Катя пришла с кухни. С рук её капала вода.

— Слухаю, Львовна.

— Я сейчас позвоню на рыбозавод, договорюсь. Вы собирайтесь и уходите в общежитие. Вам дадут койку. Вам здесь нельзя.

Тётя Катя была единственным человеком, называвшим бабушку не по имени и отчеству, а Львовной. Иногда же, они, уединившись, о чём-то негромко разговаривали, и тогда Катя даже называла бабушку Надей. Имя Нехама в переводе на русский — Надежда. И Катя всегда звала её на «ты», а бабушка обращалась к ней на «вы». В их отношениях была какая-то тонкость, о которой я могу догадываться только. Это лагерное.
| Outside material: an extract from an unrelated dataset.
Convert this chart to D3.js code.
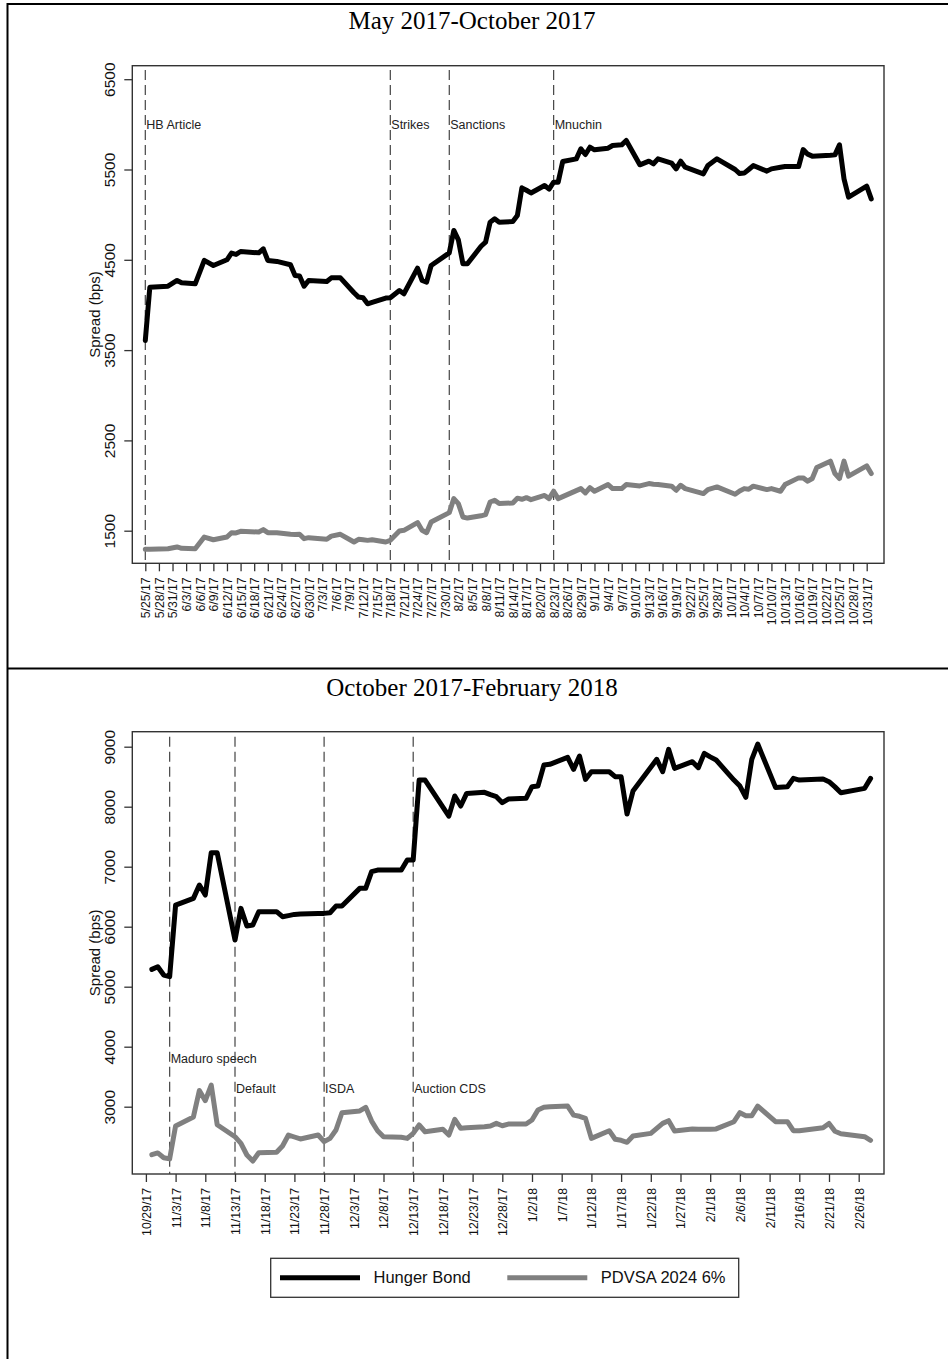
<!DOCTYPE html>
<html><head><meta charset="utf-8">
<script src="https://cdn.jsdelivr.net/npm/d3@7"></script>
<style>html,body{margin:0;padding:0;background:#fff}</style>
</head><body>
<script>
// ---------- DATA ----------
const topTitle = "May 2017-October 2017";
const bottomTitle = "October 2017-February 2018";
const seriesNames = ["Hunger Bond", "PDVSA 2024 6%"];

const topDates = ["2017-05-25","2017-05-26","2017-05-30","2017-06-01","2017-06-02","2017-06-05","2017-06-07","2017-06-09","2017-06-12","2017-06-13","2017-06-14","2017-06-15","2017-06-19","2017-06-20","2017-06-21","2017-06-23","2017-06-26","2017-06-27","2017-06-28","2017-06-29","2017-06-30","2017-07-04","2017-07-05","2017-07-07","2017-07-10","2017-07-11","2017-07-12","2017-07-13","2017-07-14","2017-07-17","2017-07-18","2017-07-20","2017-07-21","2017-07-24","2017-07-25","2017-07-26","2017-07-27","2017-07-31","2017-08-01","2017-08-02","2017-08-03","2017-08-04","2017-08-07","2017-08-08","2017-08-09","2017-08-10","2017-08-11","2017-08-14","2017-08-15","2017-08-16","2017-08-17","2017-08-18","2017-08-21","2017-08-22","2017-08-23","2017-08-24","2017-08-25","2017-08-28","2017-08-29","2017-08-30","2017-08-31","2017-09-01","2017-09-04","2017-09-05","2017-09-07","2017-09-08","2017-09-11","2017-09-13","2017-09-14","2017-09-15","2017-09-18","2017-09-19","2017-09-20","2017-09-21","2017-09-25","2017-09-26","2017-09-28","2017-10-02","2017-10-03","2017-10-04","2017-10-05","2017-10-06","2017-10-09","2017-10-10","2017-10-12","2017-10-13","2017-10-16","2017-10-17","2017-10-18","2017-10-19","2017-10-20","2017-10-23","2017-10-24","2017-10-25","2017-10-26","2017-10-27","2017-10-31","2017-11-01"];
const topHunger = [3607,4197,4208,4271,4245,4234,4493,4437,4500,4574,4560,4592,4577,4622,4493,4482,4445,4327,4320,4208,4271,4260,4300,4300,4135,4087,4080,4013,4029,4076,4080,4160,4124,4408,4271,4253,4437,4577,4825,4721,4456,4456,4650,4696,4917,4954,4917,4924,4990,5297,5270,5240,5323,5283,5360,5360,5589,5618,5729,5666,5747,5718,5736,5766,5773,5821,5552,5592,5563,5618,5570,5507,5592,5526,5452,5544,5618,5500,5455,5460,5500,5544,5482,5507,5525,5533,5533,5721,5670,5648,5650,5658,5662,5773,5397,5194,5315,5175];
const topPdvsa = [1295,1295,1300,1320,1305,1300,1430,1400,1430,1478,1475,1493,1485,1512,1478,1478,1460,1458,1460,1412,1423,1405,1440,1460,1375,1405,1400,1393,1400,1375,1393,1497,1504,1590,1504,1478,1597,1700,1855,1800,1652,1640,1665,1678,1818,1837,1800,1807,1860,1848,1866,1844,1890,1855,1937,1855,1877,1944,1966,1918,1977,1937,2011,1966,1966,2011,1996,2022,2015,2011,1993,1948,2003,1966,1911,1955,1985,1904,1940,1966,1959,1993,1955,1966,1937,2011,2085,2085,2048,2078,2200,2270,2133,2078,2270,2104,2218,2133];

const bottomDates = ["2017-10-30","2017-10-31","2017-11-01","2017-11-02","2017-11-03","2017-11-06","2017-11-07","2017-11-08","2017-11-09","2017-11-10","2017-11-13","2017-11-14","2017-11-15","2017-11-16","2017-11-17","2017-11-20","2017-11-21","2017-11-22","2017-11-23","2017-11-24","2017-11-27","2017-11-28","2017-11-29","2017-11-30","2017-12-01","2017-12-04","2017-12-05","2017-12-06","2017-12-07","2017-12-08","2017-12-11","2017-12-12","2017-12-13","2017-12-14","2017-12-15","2017-12-18","2017-12-19","2017-12-20","2017-12-21","2017-12-22","2017-12-25","2017-12-26","2017-12-27","2017-12-28","2017-12-29","2018-01-01","2018-01-02","2018-01-03","2018-01-04","2018-01-05","2018-01-08","2018-01-09","2018-01-10","2018-01-11","2018-01-12","2018-01-15","2018-01-16","2018-01-17","2018-01-18","2018-01-19","2018-01-22","2018-01-23","2018-01-24","2018-01-25","2018-01-26","2018-01-29","2018-01-30","2018-01-31","2018-02-01","2018-02-02","2018-02-05","2018-02-06","2018-02-07","2018-02-08","2018-02-09","2018-02-12","2018-02-14","2018-02-15","2018-02-16","2018-02-20","2018-02-21","2018-02-22","2018-02-23","2018-02-27","2018-02-28"];
const bottomHunger = [5289,5333,5194,5167,6361,6472,6694,6528,7233,7233,5778,6306,6011,6028,6250,6250,6167,6185,6205,6210,6220,6222,6233,6344,6344,6639,6639,6917,6944,6944,6944,7111,7111,8444,8444,7994,7844,8178,8011,8222,8239,8200,8167,8067,8128,8139,8333,8344,8694,8706,8822,8622,8844,8456,8583,8583,8500,8500,7878,8261,8657,8789,8583,8956,8639,8750,8650,8889,8830,8778,8444,8344,8156,8789,9044,8322,8333,8472,8444,8461,8417,8330,8233,8306,8472];
const bottomPdvsa = [2200,2230,2150,2130,2680,2830,3270,3100,3360,2700,2500,2390,2195,2095,2233,2240,2345,2528,2495,2462,2528,2417,2472,2611,2900,2930,2990,2760,2600,2500,2490,2472,2555,2695,2583,2623,2528,2790,2640,2650,2665,2678,2722,2683,2711,2711,2778,2945,2990,3000,3010,2860,2840,2806,2472,2600,2457,2440,2407,2512,2555,2640,2722,2767,2595,2628,2625,2625,2623,2630,2750,2900,2850,2850,3010,2750,2750,2600,2600,2650,2720,2590,2550,2500,2440];

const topEventDates = ["2017-05-25","2017-07-18","2017-07-31","2017-08-23"];
const topEventLabels = ["HB Article","Strikes","Sanctions","Mnuchin"];
const topEventLevels = [6000,6000,6000,6000];
const bottomEventDates = ["2017-11-02","2017-11-13","2017-11-28","2017-12-13"];
const bottomEventLabels = ["Maduro speech","Default","ISDA","Auction CDS"];
const bottomEventLevels = [3800,3300,3300,3300];

const topYTicks = [1500,2500,3500,4500,5500,6500];
const bottomYTicks = [3000,4000,5000,6000,7000,8000,9000];
const topTickStart = "2017-05-25", topTickEnd = "2017-10-31", topTickStep = 3;
const bottomTickStart = "2017-10-29", bottomTickEnd = "2018-02-26", bottomTickStep = 5;
const yAxisTitle = "Spread (bps)";

// ---------- DRAW ----------
const parse = d3.utcParse("%Y-%m-%d");
const fmt = d3.utcFormat("%-m/%-d/%y");
const svg = d3.select("body").append("svg").attr("width",948).attr("height",1359)
  .style("font-family","'Liberation Sans', Arial, sans-serif");
svg.append("rect").attr("width",948).attr("height",1359).attr("fill","#fff");

// outer figure lines
svg.append("line").attr("x1",7.5).attr("x2",948).attr("y1",4).attr("y2",4).attr("stroke","#000").attr("stroke-width",2);
svg.append("line").attr("x1",7.5).attr("x2",7.5).attr("y1",3).attr("y2",1359).attr("stroke","#000").attr("stroke-width",2);
svg.append("line").attr("x1",7.5).attr("x2",948).attr("y1",668.5).attr("y2",668.5).attr("stroke","#000").attr("stroke-width",2);

function panel(o){
  const g = svg.append("g");
  const x = d3.scaleUtc().domain([parse(o.tickStart), parse(o.tickEnd)]).range(o.xr);
  const y = d3.scaleLinear().domain(o.yd).range(o.yr);
  // title
  g.append("text").attr("x",472).attr("y",o.titleY).attr("text-anchor","middle")
    .style("font-family","'Liberation Serif','Times New Roman',serif").style("font-size","25px").text(o.title);
  // frame
  g.append("rect").attr("x",o.fx0).attr("y",o.fy0).attr("width",o.fx1-o.fx0).attr("height",o.fy1-o.fy0)
    .attr("fill","none").attr("stroke","#333").attr("stroke-width",1.4);
  // y axis
  const ya = g.append("g").attr("transform",`translate(${o.fx0},0)`)
    .call(d3.axisLeft(y).tickValues(o.yTicks).tickSize(8).tickSizeOuter(0).tickFormat(d3.format("d")));
  ya.select(".domain").remove();
  ya.selectAll(".tick line").attr("stroke","#333").attr("stroke-width",1.3);
  ya.selectAll(".tick text").attr("transform","rotate(-90)").attr("x",0).attr("y",-17).attr("dy",0)
    .attr("text-anchor","middle").style("font-size","15.5px").attr("fill","#111")
    .style("font-family","'Liberation Sans', Arial, sans-serif");
  g.append("text").attr("transform",`translate(100,${(o.fy0+o.fy1)/2}) rotate(-90)`).attr("text-anchor","middle")
    .style("font-size","15px").attr("fill","#111").text(yAxisTitle);
  // x axis
  const ticks = d3.utcDay.range(parse(o.tickStart), d3.utcDay.offset(parse(o.tickEnd),1), o.tickStep);
  const xa = g.append("g").attr("transform",`translate(0,${o.fy1})`)
    .call(d3.axisBottom(x).tickValues(ticks).tickSize(8).tickSizeOuter(0).tickFormat(fmt));
  xa.select(".domain").remove();
  xa.selectAll(".tick line").attr("stroke","#333").attr("stroke-width",1.3);
  xa.selectAll(".tick text").attr("transform","rotate(-90)").attr("x",-14).attr("y",0).attr("dy","0.36em")
    .attr("text-anchor","end").style("font-size","12.3px").attr("fill","#111")
    .style("font-family","'Liberation Sans', Arial, sans-serif");
  // events
  o.evDates.forEach((d,i)=>{
    const ex = x(parse(d));
    g.append("line").attr("x1",ex).attr("x2",ex).attr("y1",o.evTop).attr("y2",o.fy1)
      .attr("stroke","#444").attr("stroke-width",1.2).attr("stroke-dasharray","10,5");
    g.append("text").attr("x",ex+1).attr("y",y(o.evLevels[i])).attr("dy","0.35em")
      .style("font-size","12.5px").attr("fill","#222").text(o.evLabels[i]);
  });
  // lines
  const dates = o.dates.map(parse);
  const line = d3.line().x((d,i)=>x(dates[i])).y(d=>y(d));
  g.append("path").datum(o.pdvsa).attr("d",line).attr("fill","none").attr("stroke","#808080")
    .attr("stroke-width",5).attr("stroke-linejoin","round").attr("stroke-linecap","round");
  g.append("path").datum(o.hunger).attr("d",line).attr("fill","none").attr("stroke","#000")
    .attr("stroke-width",5).attr("stroke-linejoin","round").attr("stroke-linecap","round");
  return {x,y};
}

panel({title:topTitle, titleY:29, fx0:132.3, fx1:884, fy0:65.7, fy1:563.3,
  tickStart:topTickStart, tickEnd:topTickEnd, tickStep:topTickStep, xr:[145.3,866.7],
  yd:[1500,6500], yr:[530.7,79.2], yTicks:topYTicks,
  evDates:topEventDates, evLabels:topEventLabels, evLevels:topEventLevels, evTop:70,
  dates:topDates, hunger:topHunger, pdvsa:topPdvsa});

panel({title:bottomTitle, titleY:696, fx0:132.3, fx1:884, fy0:731.7, fy1:1174,
  tickStart:bottomTickStart, tickEnd:bottomTickEnd, tickStep:bottomTickStep, xr:[145.9,858.7],
  yd:[3000,9000], yr:[1106.7,746.7], yTicks:bottomYTicks,
  evDates:bottomEventDates, evLabels:bottomEventLabels, evLevels:bottomEventLevels, evTop:736.7,
  dates:bottomDates, hunger:bottomHunger, pdvsa:bottomPdvsa});

// legend
const lg = svg.append("g");
lg.append("rect").attr("x",270.7).attr("y",1258.3).attr("width",468).attr("height",39)
  .attr("fill","#fff").attr("stroke","#333").attr("stroke-width",1.3);
const legColors = ["#000","#808080"];
const legX = [280, 507.3];
seriesNames.forEach((n,i)=>{
  lg.append("line").attr("x1",legX[i]).attr("x2",legX[i]+80).attr("y1",1277.7).attr("y2",1277.7)
    .attr("stroke",legColors[i]).attr("stroke-width",5);
  lg.append("text").attr("x",legX[i]+93.5).attr("y",1277.7).attr("dy","0.35em")
    .style("font-size","16.5px").attr("fill","#111").text(n);
});
</script>
</body></html>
Возможно, по лагерным меркам Катя была значительней моей бабушки.

— Та ты шо? Куда я побежу? Воны достануть и так, и так. Надя…

— Да, Катенька.

Катя села рядом и взяла бабушку за руку своей сильной почти чёрной, корявой от работы рукой. И вдруг она запела. Она пела, тихонько, неожиданно тонким голоском, прислонившись головой к бабушкиному худенькому плечу и зажмурив глаза:

Девочка Надя, чего тебе надо?

Ничего не надо, кроме шоколада…

Как-то я отпросился у бабушки к своему дружку, посмотреть фильмоскоп. Бабушка отпустила меня. Я прошёл через широкий двор — все мы там жили в рубленных больших домах, которые мой отец построил, и за каждым высоким забором был двор с хозяйством. Я, наверное, не правильно употребил в прошлом материале слово изба. На Южном Сахалине тогда все жили богато. И вот я поднялся на крыльцо и постучал. Мне открыла мать моего друга, которая всегда была со мною очень ласкова. И она меня столкнула с крыльца и велела уходить. Я очень испугался, мальчик балованный, к такому обращению совсем не привычный.

Я с плачем шёл к калитке, а эта женщина шла к собачьей будке. Собаку эту звали Пират. И она спустила на меня пса. Я бежал к калитке, а пёс за мной. Я бежал молча и пёс большими скачками бежал молча. Когда за мной калитка захлопнулась, я заорал в голос, а пёс хрипло залаял. Но эта женщина вовсе не хотела меня затравить псом. Она правильно рассчитала и спустила его, когда уж он никак не успевал меня догнать. Я ей очень за это благодарен. Я пришёл домой. В общем, всё было в порядке.